The exercise:
Leave out the pictures and transcribe everything else exactly.

Given material:
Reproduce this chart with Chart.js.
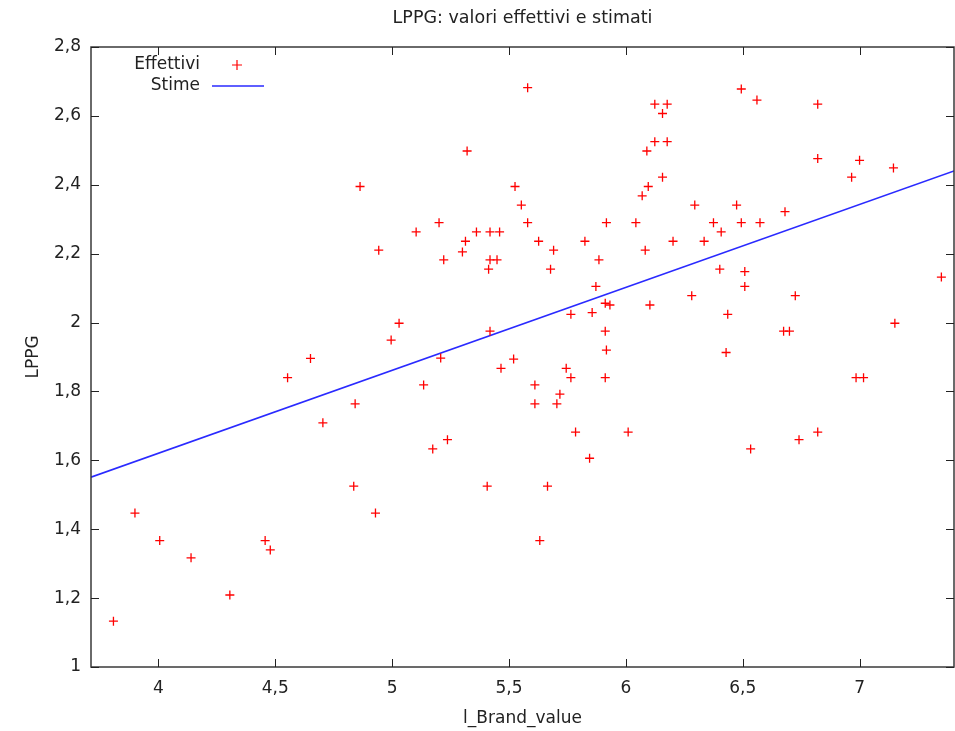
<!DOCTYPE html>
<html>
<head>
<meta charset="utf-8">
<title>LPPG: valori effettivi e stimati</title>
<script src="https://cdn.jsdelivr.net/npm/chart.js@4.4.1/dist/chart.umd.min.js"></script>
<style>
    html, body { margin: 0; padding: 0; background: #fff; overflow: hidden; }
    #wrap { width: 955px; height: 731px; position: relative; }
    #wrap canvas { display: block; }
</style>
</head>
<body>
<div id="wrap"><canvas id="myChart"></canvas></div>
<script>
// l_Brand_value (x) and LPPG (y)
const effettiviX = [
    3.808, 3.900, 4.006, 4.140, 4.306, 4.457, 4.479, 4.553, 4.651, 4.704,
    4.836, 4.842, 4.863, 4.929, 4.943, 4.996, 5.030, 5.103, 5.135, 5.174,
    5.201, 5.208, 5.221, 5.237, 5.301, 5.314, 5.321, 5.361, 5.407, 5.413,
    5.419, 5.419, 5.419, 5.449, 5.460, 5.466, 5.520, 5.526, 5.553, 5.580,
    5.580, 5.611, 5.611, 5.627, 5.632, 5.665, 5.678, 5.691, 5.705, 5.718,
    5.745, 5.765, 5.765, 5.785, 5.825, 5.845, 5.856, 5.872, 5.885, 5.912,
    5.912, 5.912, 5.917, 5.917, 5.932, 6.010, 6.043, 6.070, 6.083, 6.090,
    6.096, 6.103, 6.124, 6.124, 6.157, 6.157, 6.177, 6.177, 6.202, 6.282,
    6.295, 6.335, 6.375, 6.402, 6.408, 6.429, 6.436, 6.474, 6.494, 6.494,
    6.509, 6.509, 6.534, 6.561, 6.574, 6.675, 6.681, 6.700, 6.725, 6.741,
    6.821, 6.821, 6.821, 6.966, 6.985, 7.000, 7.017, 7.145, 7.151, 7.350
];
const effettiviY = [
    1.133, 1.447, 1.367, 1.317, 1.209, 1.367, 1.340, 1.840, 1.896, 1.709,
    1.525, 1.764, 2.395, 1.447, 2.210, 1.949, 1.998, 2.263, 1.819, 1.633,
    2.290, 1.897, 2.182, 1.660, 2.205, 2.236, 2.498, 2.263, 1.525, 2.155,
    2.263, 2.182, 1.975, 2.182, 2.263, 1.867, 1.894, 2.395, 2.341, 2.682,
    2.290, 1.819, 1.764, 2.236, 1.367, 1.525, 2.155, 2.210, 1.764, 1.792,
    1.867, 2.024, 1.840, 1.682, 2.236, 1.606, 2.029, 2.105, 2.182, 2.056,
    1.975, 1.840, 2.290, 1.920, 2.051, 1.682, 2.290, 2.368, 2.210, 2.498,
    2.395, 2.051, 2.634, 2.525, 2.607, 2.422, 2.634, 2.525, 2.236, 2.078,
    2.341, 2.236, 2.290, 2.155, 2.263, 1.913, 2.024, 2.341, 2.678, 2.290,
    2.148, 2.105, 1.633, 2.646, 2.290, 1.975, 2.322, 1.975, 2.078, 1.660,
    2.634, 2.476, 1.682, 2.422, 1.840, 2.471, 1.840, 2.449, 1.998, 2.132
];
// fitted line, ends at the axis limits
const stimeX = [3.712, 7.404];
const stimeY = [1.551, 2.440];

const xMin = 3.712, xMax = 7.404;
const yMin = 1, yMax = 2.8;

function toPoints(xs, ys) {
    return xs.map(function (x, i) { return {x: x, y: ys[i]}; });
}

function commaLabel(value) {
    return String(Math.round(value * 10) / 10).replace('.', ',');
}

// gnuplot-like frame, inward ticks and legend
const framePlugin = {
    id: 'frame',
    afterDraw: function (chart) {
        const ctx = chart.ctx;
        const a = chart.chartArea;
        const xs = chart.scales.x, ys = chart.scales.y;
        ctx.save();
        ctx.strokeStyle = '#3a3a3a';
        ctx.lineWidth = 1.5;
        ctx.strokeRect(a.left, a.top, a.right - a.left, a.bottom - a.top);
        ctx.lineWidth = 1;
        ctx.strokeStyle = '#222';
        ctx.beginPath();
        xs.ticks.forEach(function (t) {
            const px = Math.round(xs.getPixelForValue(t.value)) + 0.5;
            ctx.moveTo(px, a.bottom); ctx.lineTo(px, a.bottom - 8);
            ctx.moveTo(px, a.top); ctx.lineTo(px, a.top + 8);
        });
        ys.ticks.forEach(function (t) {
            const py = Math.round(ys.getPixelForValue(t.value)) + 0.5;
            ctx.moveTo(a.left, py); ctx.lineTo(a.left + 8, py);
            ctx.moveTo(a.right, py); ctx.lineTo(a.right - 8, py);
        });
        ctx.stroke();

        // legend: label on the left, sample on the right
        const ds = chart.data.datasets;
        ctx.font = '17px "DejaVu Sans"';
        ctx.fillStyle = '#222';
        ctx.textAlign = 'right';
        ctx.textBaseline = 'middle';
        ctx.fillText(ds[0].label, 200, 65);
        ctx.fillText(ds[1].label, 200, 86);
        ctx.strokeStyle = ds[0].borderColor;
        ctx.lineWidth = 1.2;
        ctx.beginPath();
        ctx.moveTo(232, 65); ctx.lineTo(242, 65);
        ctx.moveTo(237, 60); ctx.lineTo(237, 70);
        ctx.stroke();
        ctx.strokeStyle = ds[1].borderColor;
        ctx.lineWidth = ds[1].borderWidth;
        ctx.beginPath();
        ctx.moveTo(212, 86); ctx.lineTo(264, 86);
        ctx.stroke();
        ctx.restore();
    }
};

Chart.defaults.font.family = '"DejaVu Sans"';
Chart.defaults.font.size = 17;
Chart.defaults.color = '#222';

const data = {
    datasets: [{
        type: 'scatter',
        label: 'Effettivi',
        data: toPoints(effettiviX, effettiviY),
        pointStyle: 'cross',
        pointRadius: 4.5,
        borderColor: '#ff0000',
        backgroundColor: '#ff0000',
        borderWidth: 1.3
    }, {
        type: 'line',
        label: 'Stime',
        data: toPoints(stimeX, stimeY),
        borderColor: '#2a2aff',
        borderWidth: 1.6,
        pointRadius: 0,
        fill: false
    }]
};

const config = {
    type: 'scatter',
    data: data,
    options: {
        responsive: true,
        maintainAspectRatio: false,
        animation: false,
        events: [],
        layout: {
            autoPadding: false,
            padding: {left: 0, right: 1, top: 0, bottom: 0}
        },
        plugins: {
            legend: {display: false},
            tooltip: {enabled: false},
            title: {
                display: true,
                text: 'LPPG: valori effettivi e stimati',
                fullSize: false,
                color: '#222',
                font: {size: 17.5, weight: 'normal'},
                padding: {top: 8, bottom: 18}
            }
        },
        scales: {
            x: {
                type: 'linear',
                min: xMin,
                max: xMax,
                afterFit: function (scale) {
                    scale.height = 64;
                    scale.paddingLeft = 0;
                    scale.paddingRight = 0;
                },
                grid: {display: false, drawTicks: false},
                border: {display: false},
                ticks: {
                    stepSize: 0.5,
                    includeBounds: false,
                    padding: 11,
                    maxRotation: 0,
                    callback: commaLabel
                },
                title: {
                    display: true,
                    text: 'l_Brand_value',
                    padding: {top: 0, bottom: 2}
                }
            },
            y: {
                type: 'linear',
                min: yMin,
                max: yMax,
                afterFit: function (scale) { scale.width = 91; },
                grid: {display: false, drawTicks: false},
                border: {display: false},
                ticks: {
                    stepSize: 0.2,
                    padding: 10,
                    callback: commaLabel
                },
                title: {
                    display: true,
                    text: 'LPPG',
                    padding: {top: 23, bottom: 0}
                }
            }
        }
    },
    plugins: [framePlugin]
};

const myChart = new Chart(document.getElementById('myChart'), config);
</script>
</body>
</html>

Complete response:
Reproduce this chart with Chart.js.
<!DOCTYPE html>
<html>
<head>
<meta charset="utf-8">
<title>LPPG: valori effettivi e stimati</title>
<script src="https://cdn.jsdelivr.net/npm/chart.js@4.4.1/dist/chart.umd.min.js"></script>
<style>
    html, body { margin: 0; padding: 0; background: #fff; overflow: hidden; }
    #wrap { width: 955px; height: 731px; position: relative; }
    #wrap canvas { display: block; }
</style>
</head>
<body>
<div id="wrap"><canvas id="myChart"></canvas></div>
<script>
// l_Brand_value (x) and LPPG (y)
const effettiviX = [
    3.808, 3.900, 4.006, 4.140, 4.306, 4.457, 4.479, 4.553, 4.651, 4.704,
    4.836, 4.842, 4.863, 4.929, 4.943, 4.996, 5.030, 5.103, 5.135, 5.174,
    5.201, 5.208, 5.221, 5.237, 5.301, 5.314, 5.321, 5.361, 5.407, 5.413,
    5.419, 5.419, 5.419, 5.449, 5.460, 5.466, 5.520, 5.526, 5.553, 5.580,
    5.580, 5.611, 5.611, 5.627, 5.632, 5.665, 5.678, 5.691, 5.705, 5.718,
    5.745, 5.765, 5.765, 5.785, 5.825, 5.845, 5.856, 5.872, 5.885, 5.912,
    5.912, 5.912, 5.917, 5.917, 5.932, 6.010, 6.043, 6.070, 6.083, 6.090,
    6.096, 6.103, 6.124, 6.124, 6.157, 6.157, 6.177, 6.177, 6.202, 6.282,
    6.295, 6.335, 6.375, 6.402, 6.408, 6.429, 6.436, 6.474, 6.494, 6.494,
    6.509, 6.509, 6.534, 6.561, 6.574, 6.675, 6.681, 6.700, 6.725, 6.741,
    6.821, 6.821, 6.821, 6.966, 6.985, 7.000, 7.017, 7.145, 7.151, 7.350
];
const effettiviY = [
    1.133, 1.447, 1.367, 1.317, 1.209, 1.367, 1.340, 1.840, 1.896, 1.709,
    1.525, 1.764, 2.395, 1.447, 2.210, 1.949, 1.998, 2.263, 1.819, 1.633,
    2.290, 1.897, 2.182, 1.660, 2.205, 2.236, 2.498, 2.263, 1.525, 2.155,
    2.263, 2.182, 1.975, 2.182, 2.263, 1.867, 1.894, 2.395, 2.341, 2.682,
    2.290, 1.819, 1.764, 2.236, 1.367, 1.525, 2.155, 2.210, 1.764, 1.792,
    1.867, 2.024, 1.840, 1.682, 2.236, 1.606, 2.029, 2.105, 2.182, 2.056,
    1.975, 1.840, 2.290, 1.920, 2.051, 1.682, 2.290, 2.368, 2.210, 2.498,
    2.395, 2.051, 2.634, 2.525, 2.607, 2.422, 2.634, 2.525, 2.236, 2.078,
    2.341, 2.236, 2.290, 2.155, 2.263, 1.913, 2.024, 2.341, 2.678, 2.290,
    2.148, 2.105, 1.633, 2.646, 2.290, 1.975, 2.322, 1.975, 2.078, 1.660,
    2.634, 2.476, 1.682, 2.422, 1.840, 2.471, 1.840, 2.449, 1.998, 2.132
];
// fitted line, ends at the axis limits
const stimeX = [3.712, 7.404];
const stimeY = [1.551, 2.440];

const xMin = 3.712, xMax = 7.404;
const yMin = 1, yMax = 2.8;

function toPoints(xs, ys) {
    return xs.map(function (x, i) { return {x: x, y: ys[i]}; });
}

function commaLabel(value) {
    return String(Math.round(value * 10) / 10).replace('.', ',');
}

// gnuplot-like frame, inward ticks and legend
const framePlugin = {
    id: 'frame',
    afterDraw: function (chart) {
        const ctx = chart.ctx;
        const a = chart.chartArea;
        const xs = chart.scales.x, ys = chart.scales.y;
        ctx.save();
        ctx.strokeStyle = '#3a3a3a';
        ctx.lineWidth = 1.5;
        ctx.strokeRect(a.left, a.top, a.right - a.left, a.bottom - a.top);
        ctx.lineWidth = 1;
        ctx.strokeStyle = '#222';
        ctx.beginPath();
        xs.ticks.forEach(function (t) {
            const px = Math.round(xs.getPixelForValue(t.value)) + 0.5;
            ctx.moveTo(px, a.bottom); ctx.lineTo(px, a.bottom - 8);
            ctx.moveTo(px, a.top); ctx.lineTo(px, a.top + 8);
        });
        ys.ticks.forEach(function (t) {
            const py = Math.round(ys.getPixelForValue(t.value)) + 0.5;
            ctx.moveTo(a.left, py); ctx.lineTo(a.left + 8, py);
            ctx.moveTo(a.right, py); ctx.lineTo(a.right - 8, py);
        });
        ctx.stroke();

        // legend: label on the left, sample on the right
        const ds = chart.data.datasets;
        ctx.font = '17px "DejaVu Sans"';
        ctx.fillStyle = '#222';
        ctx.textAlign = 'right';
        ctx.textBaseline = 'middle';
        ctx.fillText(ds[0].label, 200, 65);
        ctx.fillText(ds[1].label, 200, 86);
        ctx.strokeStyle = ds[0].borderColor;
        ctx.lineWidth = 1.2;
        ctx.beginPath();
        ctx.moveTo(232, 65); ctx.lineTo(242, 65);
        ctx.moveTo(237, 60); ctx.lineTo(237, 70);
        ctx.stroke();
        ctx.strokeStyle = ds[1].borderColor;
        ctx.lineWidth = ds[1].borderWidth;
        ctx.beginPath();
        ctx.moveTo(212, 86); ctx.lineTo(264, 86);
        ctx.stroke();
        ctx.restore();
    }
};

Chart.defaults.font.family = '"DejaVu Sans"';
Chart.defaults.font.size = 17;
Chart.defaults.color = '#222';

const data = {
    datasets: [{
        type: 'scatter',
        label: 'Effettivi',
        data: toPoints(effettiviX, effettiviY),
        pointStyle: 'cross',
        pointRadius: 4.5,
        borderColor: '#ff0000',
        backgroundColor: '#ff0000',
        borderWidth: 1.3
    }, {
        type: 'line',
        label: 'Stime',
        data: toPoints(stimeX, stimeY),
        borderColor: '#2a2aff',
        borderWidth: 1.6,
        pointRadius: 0,
        fill: false
    }]
};

const config = {
    type: 'scatter',
    data: data,
    options: {
        responsive: true,
        maintainAspectRatio: false,
        animation: false,
        events: [],
        layout: {
            autoPadding: false,
            padding: {left: 0, right: 1, top: 0, bottom: 0}
        },
        plugins: {
            legend: {display: false},
            tooltip: {enabled: false},
            title: {
                display: true,
                text: 'LPPG: valori effettivi e stimati',
                fullSize: false,
                color: '#222',
                font: {size: 17.5, weight: 'normal'},
                padding: {top: 8, bottom: 18}
            }
        },
        scales: {
            x: {
                type: 'linear',
                min: xMin,
                max: xMax,
                afterFit: function (scale) {
                    scale.height = 64;
                    scale.paddingLeft = 0;
                    scale.paddingRight = 0;
                },
                grid: {display: false, drawTicks: false},
                border: {display: false},
                ticks: {
                    stepSize: 0.5,
                    includeBounds: false,
                    padding: 11,
                    maxRotation: 0,
                    callback: commaLabel
                },
                title: {
                    display: true,
                    text: 'l_Brand_value',
                    padding: {top: 0, bottom: 2}
                }
            },
            y: {
                type: 'linear',
                min: yMin,
                max: yMax,
                afterFit: function (scale) { scale.width = 91; },
                grid: {display: false, drawTicks: false},
                border: {display: false},
                ticks: {
                    stepSize: 0.2,
                    padding: 10,
                    callback: commaLabel
                },
                title: {
                    display: true,
                    text: 'LPPG',
                    padding: {top: 23, bottom: 0}
                }
            }
        }
    },
    plugins: [framePlugin]
};

const myChart = new Chart(document.getElementById('myChart'), config);
</script>
</body>
</html>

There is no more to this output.